Girlfriend, Childhood Friend, and a Broken Hand
Chapter 3
The cold floor pressed painfully against my cheek.
"I think you're the one trying to kill Mr. Williams Senior!" Jason's voice echoed above me, full of smug satisfaction. "Spill it. Did you take money from the Williams family's rivals and infiltrate our hospital to sabotage the surgery?"
Such absurd accusations.
I, Ashton Howard, the youngest chief of cardiovascular surgery in the country at 33 years old, had saved countless lives.
Today, in my own operating room, I was being framed as a murderer by a security captain, who had only gotten the job through connections.
"Let go of me! You're committing a crime!" I struggled, desperately trying to break free from their grip.
But just then, a polished leather shoe came down hard on the back of my right hand.
It was Luke.
He looked down at me with a cruel smile. Then, he slowly put more pressure on my hand.
I heard a sickening crunch.
The force crushed my finger bones.
The searing pain made my vision blur, and I knew that this hand, which I'd held a scalpel with for over a decade, was ruined.
"Ah!" I let out a muffled scream.
Meanwhile, Katie just stood by with her arms crossed, coldly watching everything unfold.
Suddenly, the monitor blared with an urgent, piercing alarm. The heart rate line on the screen trembled wildly before turning into a flat line.
That was a ventricular fibrillation! Devan was having a cardiac arrest!
The anesthesiologist and nurses screamed in panic, "Dr. Howard! The patient's in V-fib! We need to defibrillate immediately!"

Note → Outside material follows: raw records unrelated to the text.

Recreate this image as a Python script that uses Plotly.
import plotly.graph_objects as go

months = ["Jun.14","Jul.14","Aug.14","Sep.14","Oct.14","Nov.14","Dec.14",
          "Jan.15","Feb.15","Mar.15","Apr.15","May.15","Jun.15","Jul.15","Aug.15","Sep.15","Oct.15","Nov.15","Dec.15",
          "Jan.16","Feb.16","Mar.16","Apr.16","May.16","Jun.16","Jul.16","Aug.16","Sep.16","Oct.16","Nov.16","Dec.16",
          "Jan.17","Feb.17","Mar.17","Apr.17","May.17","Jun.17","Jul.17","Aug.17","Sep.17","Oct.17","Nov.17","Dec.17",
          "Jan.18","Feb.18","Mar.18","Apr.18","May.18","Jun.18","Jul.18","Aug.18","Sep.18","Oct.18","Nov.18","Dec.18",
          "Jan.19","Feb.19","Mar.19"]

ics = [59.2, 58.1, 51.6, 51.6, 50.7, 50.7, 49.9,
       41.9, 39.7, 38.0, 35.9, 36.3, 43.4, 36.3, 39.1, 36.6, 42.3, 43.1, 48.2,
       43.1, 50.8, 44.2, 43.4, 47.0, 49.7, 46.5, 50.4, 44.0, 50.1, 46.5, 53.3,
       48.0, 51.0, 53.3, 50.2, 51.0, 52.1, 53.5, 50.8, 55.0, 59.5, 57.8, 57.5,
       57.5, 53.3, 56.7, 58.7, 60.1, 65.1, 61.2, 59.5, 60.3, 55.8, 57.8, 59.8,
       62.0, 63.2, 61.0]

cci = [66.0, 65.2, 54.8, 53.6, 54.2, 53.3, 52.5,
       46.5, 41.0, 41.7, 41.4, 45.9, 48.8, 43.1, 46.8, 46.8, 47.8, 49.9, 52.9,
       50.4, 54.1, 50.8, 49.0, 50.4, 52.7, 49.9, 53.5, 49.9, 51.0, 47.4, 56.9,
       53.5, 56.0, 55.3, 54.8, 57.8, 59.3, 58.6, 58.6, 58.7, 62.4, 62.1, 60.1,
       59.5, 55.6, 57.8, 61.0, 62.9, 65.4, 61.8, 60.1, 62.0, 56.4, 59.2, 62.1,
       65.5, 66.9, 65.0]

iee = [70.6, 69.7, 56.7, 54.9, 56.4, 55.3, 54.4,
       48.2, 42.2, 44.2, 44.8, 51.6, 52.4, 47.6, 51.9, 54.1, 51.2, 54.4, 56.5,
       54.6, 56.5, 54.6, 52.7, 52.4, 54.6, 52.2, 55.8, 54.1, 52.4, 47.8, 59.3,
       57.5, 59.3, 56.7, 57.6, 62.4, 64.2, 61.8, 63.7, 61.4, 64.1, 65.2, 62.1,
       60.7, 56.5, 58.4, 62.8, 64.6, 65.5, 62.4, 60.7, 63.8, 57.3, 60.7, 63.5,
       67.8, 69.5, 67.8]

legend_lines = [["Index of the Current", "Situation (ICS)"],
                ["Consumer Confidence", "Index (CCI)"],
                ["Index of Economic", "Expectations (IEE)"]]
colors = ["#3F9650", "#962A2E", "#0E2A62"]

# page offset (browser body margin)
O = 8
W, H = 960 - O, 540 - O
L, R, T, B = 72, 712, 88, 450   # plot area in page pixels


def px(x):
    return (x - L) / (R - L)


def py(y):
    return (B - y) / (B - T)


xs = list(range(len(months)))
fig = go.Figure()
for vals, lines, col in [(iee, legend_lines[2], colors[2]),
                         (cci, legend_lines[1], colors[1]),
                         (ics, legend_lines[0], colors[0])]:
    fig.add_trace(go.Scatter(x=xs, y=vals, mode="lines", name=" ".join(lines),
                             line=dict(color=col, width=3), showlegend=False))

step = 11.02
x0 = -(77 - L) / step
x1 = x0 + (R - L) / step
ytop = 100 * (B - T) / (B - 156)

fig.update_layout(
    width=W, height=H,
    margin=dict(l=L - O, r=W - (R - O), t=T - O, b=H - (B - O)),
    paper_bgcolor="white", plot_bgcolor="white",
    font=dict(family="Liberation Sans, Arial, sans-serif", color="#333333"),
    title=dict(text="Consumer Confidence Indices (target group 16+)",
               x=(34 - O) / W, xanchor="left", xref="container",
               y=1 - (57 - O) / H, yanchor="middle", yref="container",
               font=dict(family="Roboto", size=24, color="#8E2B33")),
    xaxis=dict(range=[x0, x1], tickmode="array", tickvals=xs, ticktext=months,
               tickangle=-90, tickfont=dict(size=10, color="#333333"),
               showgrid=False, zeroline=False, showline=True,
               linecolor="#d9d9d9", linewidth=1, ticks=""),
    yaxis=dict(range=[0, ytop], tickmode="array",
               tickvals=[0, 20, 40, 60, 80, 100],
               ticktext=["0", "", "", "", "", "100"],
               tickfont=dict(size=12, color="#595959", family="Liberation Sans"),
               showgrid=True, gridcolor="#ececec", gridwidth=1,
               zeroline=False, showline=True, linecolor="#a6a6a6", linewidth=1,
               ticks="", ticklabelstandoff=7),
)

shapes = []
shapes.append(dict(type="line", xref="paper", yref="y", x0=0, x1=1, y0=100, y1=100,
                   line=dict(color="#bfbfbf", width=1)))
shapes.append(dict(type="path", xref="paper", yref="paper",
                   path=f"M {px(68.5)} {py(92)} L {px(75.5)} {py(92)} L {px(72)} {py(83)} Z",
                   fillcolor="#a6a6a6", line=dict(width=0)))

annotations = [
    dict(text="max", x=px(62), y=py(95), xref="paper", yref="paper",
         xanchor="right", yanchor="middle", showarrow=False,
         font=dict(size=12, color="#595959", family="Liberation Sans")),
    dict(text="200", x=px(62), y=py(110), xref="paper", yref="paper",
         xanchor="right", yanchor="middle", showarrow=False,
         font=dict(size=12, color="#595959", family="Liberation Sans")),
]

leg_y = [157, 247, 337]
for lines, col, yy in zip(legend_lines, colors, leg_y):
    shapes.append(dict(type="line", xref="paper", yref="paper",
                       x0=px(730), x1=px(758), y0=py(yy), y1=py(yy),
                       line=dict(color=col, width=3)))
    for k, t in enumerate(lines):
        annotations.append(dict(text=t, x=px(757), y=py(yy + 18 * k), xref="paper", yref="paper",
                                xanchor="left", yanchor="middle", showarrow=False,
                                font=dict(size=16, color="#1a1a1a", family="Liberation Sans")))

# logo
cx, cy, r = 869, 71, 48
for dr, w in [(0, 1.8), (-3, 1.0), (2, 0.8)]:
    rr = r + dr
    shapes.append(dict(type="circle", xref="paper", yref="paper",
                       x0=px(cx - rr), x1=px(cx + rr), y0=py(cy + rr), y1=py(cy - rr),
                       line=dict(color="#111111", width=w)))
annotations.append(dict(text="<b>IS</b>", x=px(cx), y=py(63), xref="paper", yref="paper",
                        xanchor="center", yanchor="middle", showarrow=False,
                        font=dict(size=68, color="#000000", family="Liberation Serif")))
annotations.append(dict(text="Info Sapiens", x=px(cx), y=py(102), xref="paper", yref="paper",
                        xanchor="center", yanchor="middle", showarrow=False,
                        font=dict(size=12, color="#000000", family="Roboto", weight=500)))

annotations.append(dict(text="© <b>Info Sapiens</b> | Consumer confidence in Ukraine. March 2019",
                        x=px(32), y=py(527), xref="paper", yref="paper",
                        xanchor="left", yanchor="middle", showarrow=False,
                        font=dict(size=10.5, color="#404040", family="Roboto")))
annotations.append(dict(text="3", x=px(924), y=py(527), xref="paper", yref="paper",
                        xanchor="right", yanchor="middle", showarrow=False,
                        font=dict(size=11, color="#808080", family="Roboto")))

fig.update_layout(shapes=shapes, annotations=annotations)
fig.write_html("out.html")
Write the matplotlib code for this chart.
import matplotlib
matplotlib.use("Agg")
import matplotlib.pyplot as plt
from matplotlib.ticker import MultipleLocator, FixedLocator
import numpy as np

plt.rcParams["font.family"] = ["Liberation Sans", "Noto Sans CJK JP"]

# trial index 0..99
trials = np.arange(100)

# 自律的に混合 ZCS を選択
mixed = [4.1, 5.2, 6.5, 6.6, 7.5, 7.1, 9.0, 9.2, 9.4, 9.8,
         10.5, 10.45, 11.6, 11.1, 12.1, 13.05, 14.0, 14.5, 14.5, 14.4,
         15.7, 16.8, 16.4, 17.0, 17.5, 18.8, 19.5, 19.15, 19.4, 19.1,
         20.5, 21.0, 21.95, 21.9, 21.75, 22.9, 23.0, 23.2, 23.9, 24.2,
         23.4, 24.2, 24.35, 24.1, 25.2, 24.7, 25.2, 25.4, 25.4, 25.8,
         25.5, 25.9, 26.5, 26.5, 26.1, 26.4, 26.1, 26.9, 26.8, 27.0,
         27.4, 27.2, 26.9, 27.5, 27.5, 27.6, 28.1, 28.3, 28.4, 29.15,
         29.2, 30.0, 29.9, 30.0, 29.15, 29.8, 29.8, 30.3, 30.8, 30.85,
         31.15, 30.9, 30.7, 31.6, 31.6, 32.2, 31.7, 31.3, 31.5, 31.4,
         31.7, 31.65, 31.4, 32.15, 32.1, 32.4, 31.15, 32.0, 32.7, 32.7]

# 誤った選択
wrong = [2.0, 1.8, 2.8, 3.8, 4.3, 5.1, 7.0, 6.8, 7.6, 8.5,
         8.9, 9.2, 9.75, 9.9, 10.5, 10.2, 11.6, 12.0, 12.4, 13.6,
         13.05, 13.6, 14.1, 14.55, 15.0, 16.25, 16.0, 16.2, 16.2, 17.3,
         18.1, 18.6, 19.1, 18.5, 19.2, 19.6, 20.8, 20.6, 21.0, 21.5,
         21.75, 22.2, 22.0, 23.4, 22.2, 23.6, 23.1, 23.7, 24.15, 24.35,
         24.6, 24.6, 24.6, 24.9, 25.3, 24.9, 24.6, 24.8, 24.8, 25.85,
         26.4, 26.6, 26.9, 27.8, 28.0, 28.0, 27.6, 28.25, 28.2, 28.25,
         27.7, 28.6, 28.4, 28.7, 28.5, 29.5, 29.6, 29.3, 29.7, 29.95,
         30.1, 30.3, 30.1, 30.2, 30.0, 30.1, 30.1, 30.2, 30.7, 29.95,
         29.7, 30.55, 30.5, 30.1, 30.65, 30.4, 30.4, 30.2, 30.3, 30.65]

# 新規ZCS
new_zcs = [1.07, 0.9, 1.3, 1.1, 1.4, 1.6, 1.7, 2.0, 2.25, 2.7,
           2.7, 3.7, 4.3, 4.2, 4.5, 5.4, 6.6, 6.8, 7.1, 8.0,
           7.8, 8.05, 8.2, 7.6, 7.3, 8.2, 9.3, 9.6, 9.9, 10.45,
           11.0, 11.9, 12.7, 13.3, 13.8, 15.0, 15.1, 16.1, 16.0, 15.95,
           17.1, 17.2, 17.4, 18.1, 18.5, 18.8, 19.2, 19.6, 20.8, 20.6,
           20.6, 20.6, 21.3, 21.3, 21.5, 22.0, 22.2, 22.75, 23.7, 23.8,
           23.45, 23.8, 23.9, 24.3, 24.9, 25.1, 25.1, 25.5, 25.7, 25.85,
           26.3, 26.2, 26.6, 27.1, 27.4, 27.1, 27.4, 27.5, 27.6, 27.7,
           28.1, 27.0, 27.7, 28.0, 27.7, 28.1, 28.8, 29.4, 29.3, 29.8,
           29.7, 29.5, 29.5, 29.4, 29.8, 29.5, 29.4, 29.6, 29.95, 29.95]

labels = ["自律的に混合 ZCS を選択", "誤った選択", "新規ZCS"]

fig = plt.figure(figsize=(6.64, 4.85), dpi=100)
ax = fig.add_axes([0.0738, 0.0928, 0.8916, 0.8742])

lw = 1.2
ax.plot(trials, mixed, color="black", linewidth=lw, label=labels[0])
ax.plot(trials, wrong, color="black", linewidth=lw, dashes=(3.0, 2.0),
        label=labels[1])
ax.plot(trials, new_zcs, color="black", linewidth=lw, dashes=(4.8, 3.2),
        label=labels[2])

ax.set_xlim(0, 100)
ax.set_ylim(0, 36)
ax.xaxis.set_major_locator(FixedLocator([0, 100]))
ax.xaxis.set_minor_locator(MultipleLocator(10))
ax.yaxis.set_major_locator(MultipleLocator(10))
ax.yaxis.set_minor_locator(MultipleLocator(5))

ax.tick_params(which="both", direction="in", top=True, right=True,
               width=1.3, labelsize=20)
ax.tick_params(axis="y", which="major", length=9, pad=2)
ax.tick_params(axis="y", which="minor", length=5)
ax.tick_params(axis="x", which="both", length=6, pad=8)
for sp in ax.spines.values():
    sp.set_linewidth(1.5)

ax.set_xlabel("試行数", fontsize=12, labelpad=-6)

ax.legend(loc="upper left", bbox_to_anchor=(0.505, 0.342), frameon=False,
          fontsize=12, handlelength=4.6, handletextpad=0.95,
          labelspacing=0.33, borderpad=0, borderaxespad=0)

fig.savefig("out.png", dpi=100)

I lay there on the cold floor, agony shooting through my right hand.
Through the gap in the crowd, I caught sight of the monitor. The cold, flat line pierced my heart like a blade.
I raised my head, my bloodshot eyes locking onto the three faces before me—Katie's triumphant grin, Luke's cruel smirk, and Jason's arrogant sneer.
"You murderers." My voice was hoarse, yet dripping with an icy rage. "None of you are getting away!"
The pain and fury made my blood burn with heat.
"Defibrillator! 200 joules! Get it ready!" I shouted at the stunned nurses with every ounce of energy in my body.
My hand was ruined, but my mind was still sharp. I was still the lead surgeon in this operating room.
Jason's foot pressed harder into my hand as he warned, "Stay down!"
"Get off me!" I roared, my voice echoing in the room. "If the patient dies, you're all murderers!"
Perhaps the word "murderers" struck a chord. Jason's foot lightened for a moment.
The nurses snapped out of their shock and scrambled to push forward the defibrillator.
"Charging! Stand clear!"
Propping myself up with my left hand, I forced my upper body off the floor and watched as the nurse pressed two electrode pads onto Devan's bare chest.
With a dull thud, Devan's body jolted upward before slamming back down onto the table.
The heart monitor still showed that flat line.
"300 joules!" I barked.
Sweat and tears blurred my vision.
My hand and career could be ruined in this very room. But right now, I couldn't think about that.
All I cared about was keeping the patient alive.
"Boom!"
Another shock.
On the heart monitor, a faint wave-like line finally flickered to life.
Sinus rhythm restored!
A collective sigh of relief swept through the operating room.
But I didn't let myself relax for a second. I immediately issued a string of commands. "Push 1 mg of adrenaline. Start a Lidocaine drip. Get the rib spreader ready. I'm going back on bypass."
My voice trembled from pain, but my instructions were clear and decisive.